Hace algo más de cien años Marcel Duchamp expuso en una muestra de objetos artísticos un pissoir destinado a dar que hablar. Lo curioso del asunto es que Duchamp no era el autor del objeto. Se había limitado a comprarlo en una tienda de sanitarios y, en vez de instalarlo en un mingitorio como cualquier albañil, lo mostró como queda dicho. Es decir que, en lugar del objeto, cuya invención no le correspondía, expuso el gesto de lo que años más tarde se llamó descontextualización pop.
Así vimos, allá por los sesentas del siglo pasado, encuadrados en las vitrinas o colgados de las paredes de las salas especializadas, escobas, latas de gaseosas, colchones, zapatos y hasta una vaca con las proporciones del Partenón que exhibió en Buenos Aires un émulo de Duchamp llamado Pipo Peralta Ramos.
Duchamp pertenece al gremio de los pintores mediocres que inventan un espacio virgen para conseguir un primer plano y salir de la penumbra en la que hubieron de alojarlos los primeros de verdad. Es posible comprobarlo repasando las obras primerizas de Piet Mondrian y Joan Miró, por ejemplo. Y, aportando más gestos que objetos, hacer hablar sin temer al charlatanismo. Son los fundadores del arte conceptual para el que poco importa la obra, el opus, sino las divagaciones conceptuales que genera.
Ciertamente, descontextualizar un meadero es llamativo. Al menos hasta que se descontextualice un segundo meadero, que ya no será novedoso y mostrará que los meaderos están en su contexto cuando se los cuelga en una sala de arte, lo mismo que una bombilla eléctrica o un extinguidor de incendios, habituales en tales lugares por prescripción municipal.
Hay, como añadido, un beneficio de trivialidad que nunca queda mal en materia de arte.
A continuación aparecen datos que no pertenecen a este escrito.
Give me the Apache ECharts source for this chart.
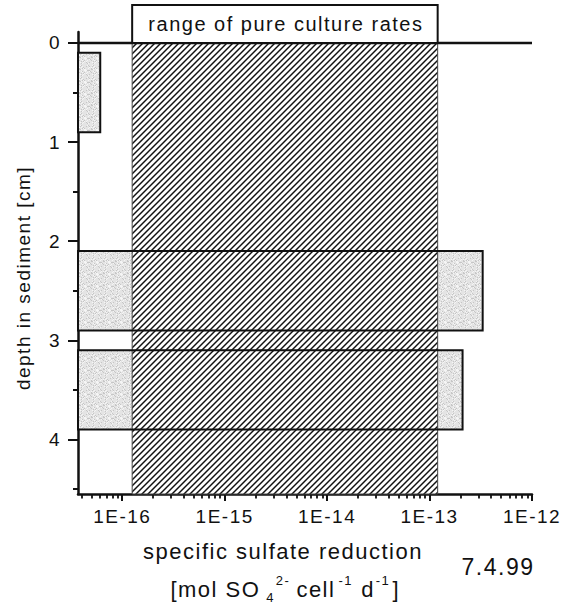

Es que el mingitorio de Duchamp era en sí mismo esa obra de arte que Duchamp pretendía negar con su desafío conceptual. La cosa era un objeto de diseño. Simple o complejo, bello o feo, logrado o fracasado pero trabajo de un diseñador. En sí mismo no consistía en ninguna novedad. Y este paradójico aporte negativo es el que enmascara un evento banal como es colgar una cosa de una pared: la ausencia de la obra, de la artesanía y el artesano. La desaparición del aura del objeto único en la reproducción industrial, como estudió Walter Benjamin. Duchamp llevó al límite de lo conceptual su experimento. Pero, entonces ¿cabe preguntarse qué diferencia hay entre colgar el cacharro en una sala de exposiciones y hacerlo en una feria de muestras, si es que será el mismo objeto de diseño? Un objeto que, ciertamente, Marcel Duchamp fue incapaz de diseñar y cuya aura enigmática se esfuma en cuanto un señor cualquiera decide emplearlo y convertir su gratuidad estética en utilidad funcional.